The median price of homes in Richardson increased by 13.4 percent between July 2017 and July 2018.

The median price of homes in Richardson increased by 13.4 percent between July 2017 and July 2018.

It has been nearly a year since Hurricane Harvey hit, although the Houston-area real estate market is still showing improvement from 2017, according to a Houston Association of Realtors report.

HAR’s monthly report from July stated that year-to-date home sales are 3.4 percent ahead of the 2017 record, although the July real estate market has taken a slight dip from last month’s record-setting sales volume.

Real estate rising


Single-family home sales in the Greater Houston area saw a 9.1 percent increase in July from July 2017, with 8,108 homes being sold last month alone, according to a HAR press release, compared to 7,433 homes in July 2017.

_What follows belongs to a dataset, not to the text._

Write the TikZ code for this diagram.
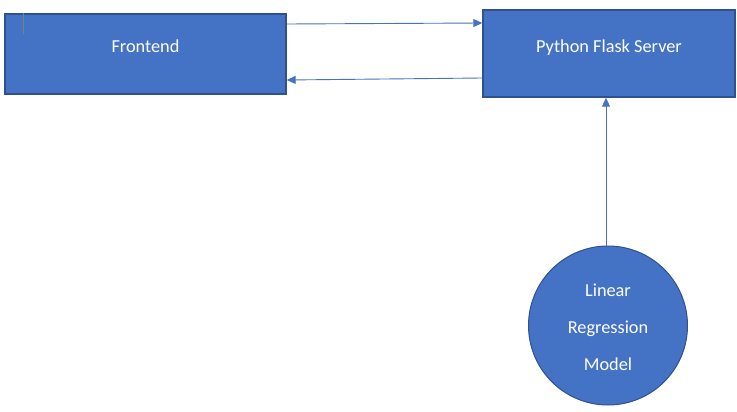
\documentclass[tikz,border=0pt]{standalone}
\usepackage{fontspec}
\setmainfont{Carlito}
\usetikzlibrary{arrows.meta}
\definecolor{boxfill}{HTML}{4472C4}
\definecolor{boxline}{HTML}{2F528F}
\definecolor{tickgray}{HTML}{7F7F7F}
\begin{document}
\begin{tikzpicture}[x=1pt,y=-1pt,
  blockbox/.style={draw=boxline,line width=1.4pt,fill=boxfill,text=white,
    font=\fontsize{18.3}{37}\selectfont,inner sep=0pt},
  conn/.style={draw=boxfill,line width=0.9pt,-{Triangle[length=9pt,width=8pt]}}]
\useasboundingbox (0,0) rectangle (737,412);
\node[blockbox,minimum width=281pt,minimum height=80pt,text height=10pt,text depth=13.4pt] (fe) at (145.5,54) {Frontend};
\node[blockbox,minimum width=252pt,minimum height=87pt,text height=10pt,text depth=12.4pt] (sv) at (609,53.5) {Python Flask Server};
\node[blockbox,circle,draw=boxline,line width=1pt,minimum size=159pt,align=center] (mdl) at (608,325.5) {\rule{0pt}{17pt}Linear\\Regression\\Model};
\draw[tickgray,line width=1.1pt] ([xshift=19.5pt]fe.north west) -- ([xshift=19.5pt,yshift=-21pt]fe.north west);
\draw[conn] ([yshift=30pt]fe.east) -- ([yshift=30.5pt]sv.west);
\draw[conn] ([yshift=-24.5pt]sv.west) -- ([yshift=-26pt]fe.east);
\draw[conn] ([xshift=-2pt]mdl.north) -- ([xshift=-2pt]mdl.north |- sv.south);
\end{tikzpicture}
\end{document}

The median prices of a single-family home rose nearly 6 percent to $243,500, while the average price increased 2.4 percent to $305,910. Those are the highest figures ever for a July, the press release states.

Sales within the luxury market—which consists of homes priced $750,000 and above—saw a 6.3 percent increase from last year’s numbers. However, the segment of the market with the most growth—homes priced in the $250,000 to $499,999 range—experienced a 21 percent growth from 2017.

Town home and condominium sales rose 6.1 percent in total, with the average price of town homes and condos rising 6.9 percent to $215,110, according to HAR. Days on the market, or the average number of days it took to sell a home, stayed the same from June at 48 days.

Officials cite job market for growth


Although Harvey hit Southeast Texas less than a year ago, HAR officials said they believe it has not negatively affected the real estate market over the summer. HAR officials attributed July’s growth to the job market in Houston.

“Consumers are keeping the Houston housing market one of the most vibrant in the U.S., despite low inventory and concerns about affordability,” HAR Chairwoman Kenya Burrell-VanWormer said in the press release. “Much of that is reflective of a healthy job market that continues to draw new hires to Houston from across the country and around the world.”

The Greater Houston area created a total of 62,900 jobs in 2017 and was projected to see an additional 45,500 jobs added in 2018, according to Jenny Philip, a research director with the Greater Houston Partnership, who spoke about projected job growth at a Cy-Fair Houston Chamber of Commerce luncheon in March. The projected job growth has led population growth experts to estimate that 500,000-800,000 people will move to the area between 2017 and 2022, Phillip said at the luncheon.